Weigel

Former GOProud Head Not Impressed With CPAC’s New Gay “Inclusion”

Chris Barron doesn’t want gay Republicans to get “three-fifths” representation.

Photo by Paul Hawthorne/Getty Images

The run-up to CPAC, the annual conference of conservatives, is traditionally marked by a few weeks of what-it-means coverage. Chris Christie wasn’t invited in 2013, but will be there next month—story No. 1. Story No. 2, from Beth Reinhard, is that the conference has reversed its policy on inviting gay Republican groups, after two years of sore feelings. CPAC will include “GOProud, the gay-rights group that was banned for the past few years amid noisy boycotts from critics and supporters,” after its new bosses cut a deal with the American Conservative Union.

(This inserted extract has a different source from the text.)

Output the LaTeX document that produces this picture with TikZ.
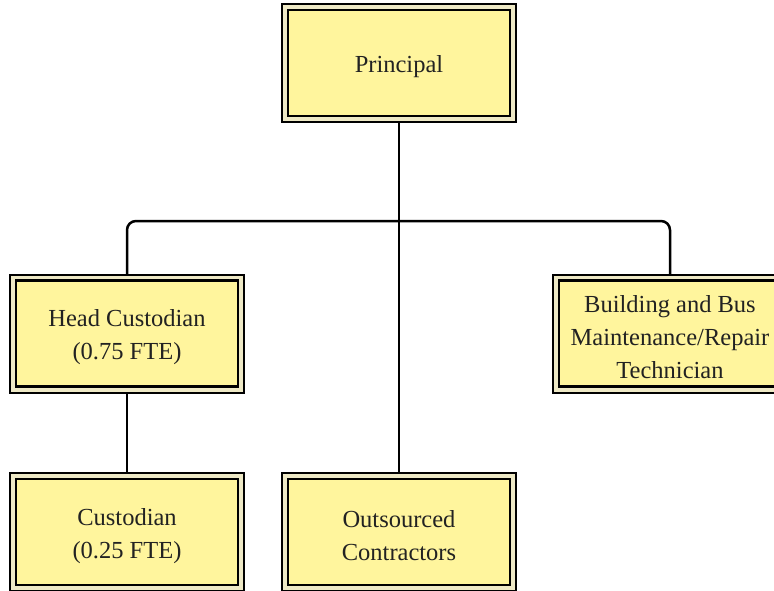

Two former GOProud summer interns, Ross Hemminger and Matt Bechstein, took over last summer and sought to repair the bitterly frayed relationship. Under a compromise reached last week, they will attend the March 6-8 gathering as guests, without sponsorship or a booth. GOProud sees the lower-profile role as an important first step.

Hang on—as guests? This is an event that allows the John Birch Society to set up a booth, and GOProud still can’t?

ACU’s disagreement with GOProud was noisy and personal, and poisoned when then-Chairman Chris Barron told reporter Chris Geidner that ACU board member Cleta Mitchell was a “nasty bigot.” That was in 2011, when GOProud co-sponsored the conference. GOProud wasn’t allowed to co-sponsor CPAC ever again. Jimmy LaSalvia, GOProud’s former executive director, grew so tired of Republican Party positions on gay rights that he quit it.

“If I was still running GOProud,” he told me, “I wouldn’t accept a three-fifths invitation to CPAC.”

With that reference to the diminished status of pre-Civil War black Americans, the LaSalvia-ACU feud continues. The GOProud-ACU feud is on pause, in a way that advantages the old right over the gay right.